Household Word: Excuuuuuse Me!

As a mother of three, I’ve discovered that the position doesn’t come with much power. Sure, I get to dictate bedtimes (theoretically), restrict screen time (hypothetically) and dole out snacks (continually), but the only real power I wield is with my pen. I’m not talking about this column, I’m talking about the notes I write to my children’s teachers.

My notes let my kid with the plantar’s wart skip gym, verify that the mediocre report card made it home and grant the budding thespian permission to participate in the elementary school play. My oldest son may have his drivers’ license, but he can’t go to the sewage treatment plant with his high school biology class – unless I say it’s OK. In writing. A note from me can create a bona fide illness out of the blahs or provide a credible alibi for a late English assignment.

Junior was unable to hand in his book report on Friday because of a family emergency.
Carol Band

That’s it. He’s off the hook. OK, the printer cartridge was out of ink, but in our house, that’s a family emergency.

I take my role of home-front correspondent seriously, maybe because I know my notes are all that stand between my kids and permanent detention.

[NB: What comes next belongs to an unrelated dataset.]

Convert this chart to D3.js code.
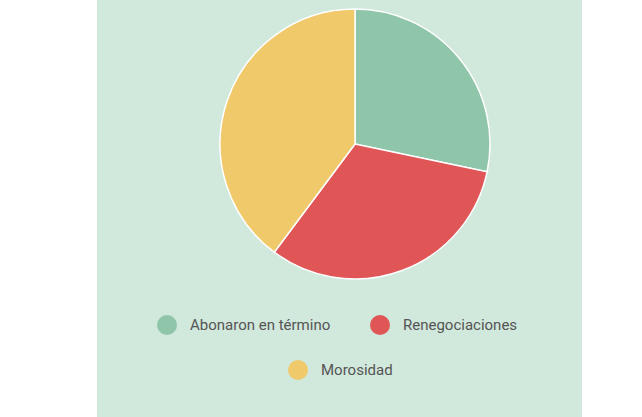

Please excuse my child for the “stink bomb” in the lunch room yesterday. In the future, his sandwiches will contain a less pungent cheese.
Mrs. Band

Sure, the power is intoxicating, but writing to a teacher is intimidating, too. I imagine my own fourth-grade teacher, Olive “Red Pen” O’Riley, as the recipient of each of my notes. She was a stickler for punctuation and she adhered to the philosophy that neatness counts. She wouldn’t appreciate the notes I’ve scrawled on the back of last month’s school lunch menu. But sometimes, in the chaos of the school-day morning, I can’t find a functioning pen or a piece of paper that isn’t covered with drawings of ninjas or coffee stains. More than once I’ve reached for my daughter’s fruit-scented markers and Hello Kitty! stationery, which is fine for correspondence with a kindergarten teacher, but all wrong for writing to a department head at the high school.

When composing my communiques, I fret over my penmanship and worry that the teacher will send my notes back, with red ink corrections and a sticker that says “This explains everything!”

I imagine that my child’s note will be sent to the school psychologist who will analyze the handwriting for genetically-transmitted criminal tendencies or worse, that a teacher will someday want details about our “family emergencies.” That’s why (on paper, at least) I try to project an inscrutable image – kind of like a combination of Mrs. Fields, Marilyn vos Savant and Dr. Quinn, Medicine Woman. You wouldn’t mess with her grammar or her diagnosis.

Please excuse Lewis. He was out yesterday with a stomachache.

Brilliant. Maybe not Pulitzer material, but to the point and legible.

“Why do you always say I had a stomachache?” Lewis asks as he jams the note into his backpack.

“Because she can’t spell diarrhea,” my daughter chimes in as she hands me a fistful of permission slips to sign. “I also need a note so that I can see The Wonder of Life in health class,” she says.

I feel the familiar surge of power rush to my right hand and I grab a scented marker and write:

Dear Dr. Kinsey,
My daughter has permission to view “The Wonder of Life.” Although I appreciate the school tackling this delicate subject matter, I hope that the health curriculum will also touch on the considerable risks of a messy bedroom.
Carol Band

“Mom ... can’t you just write a regular note?” my daughter pleads. “This one is embarrassing.”

“Just be glad I can’t spell diarrhea,” I say, as I rip the final sheet off of the Hello Kitty notepad.

My daughter can see the movie.
- C. Band.

“Better?” I ask.

“Yes,” she sniffs my strawberry signature and then stuffs the note into her pocket.

Whew! The power was starting to go to my head – or maybe it was just the scented markers.